Submitted by Gordon Johnson of Vertical Group

TSLA is effectively “robbing Peter to pay Paul”, in our view, and it’s being positioned in the media as “Delivery Hell” because that’s what Elon Musk is calling it.

TSLA has been doing this for a while, but it seems to be picking up in 3Q18 (i.e., TSLA is filling new orders and then keeping older ones pushed out; i.e., if you are pre June 30, 2018 you’re still waiting). Why is no one in the media covering this? Why aren’t the experts on TV talking about this?

HOW DOES IT WORK? In our opinion, what TSLA may be doing by saying they are in “delivery hell” is, in an attempt to generate a lot of cash in 3Q18, taking a payment from “customer a” (in the form of a deposit for a car and/or configuration deposit with a promise to deliver a car by a certain date), then selling what “customer a” paid for to “customer b” (who is a new buyer), thus double booking cash – this trick is done by delaying the date you promised “customer a” they’d get their car in order to originally get their deposit, thus allowing you to temporarily boost your cash balance by selling the same thing (i.e., the rights to a car) twice.

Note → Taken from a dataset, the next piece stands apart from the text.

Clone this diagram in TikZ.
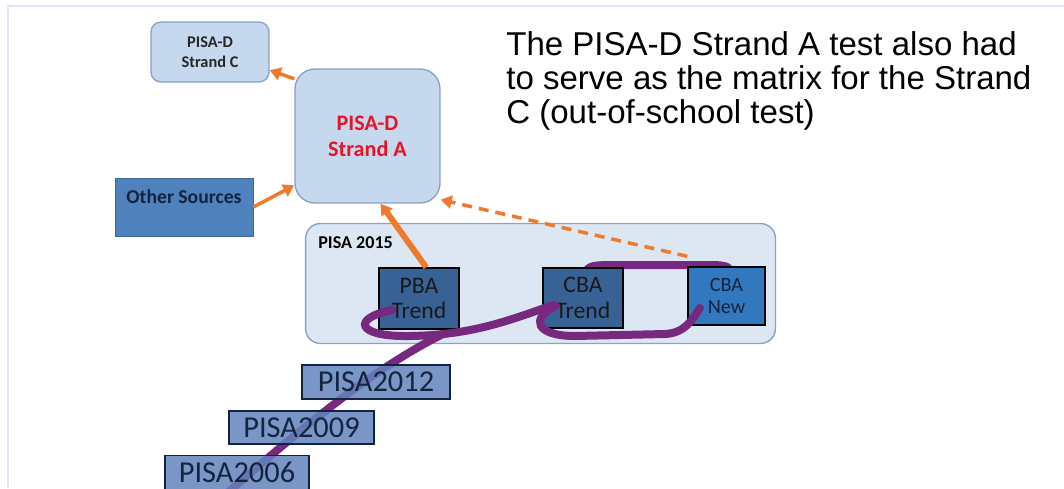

In turn, you delay what you promised “customer a”, and call it “delivery hell” and have the celebrity CEO promise he’s fixing it. Another way of saying… we’re using accounting chicanery to double-book cash on car sales to boost free-cash-flow in 3Q18 to get our stock price higher (again, this is our opinion of what’s happening).

Do we know this for certain? Nope. But we’ve spent a career looking at, and undressing, accounting chicanery (SunTech; SunEdison; Yingli; Tainergy; etc.) and been to “the magic shows they put on”; we know how they hide a bunny in a hat and make a pile of liabilities look like a pile of cash.

Someone needs to ask TSLA these questions and/or investigate.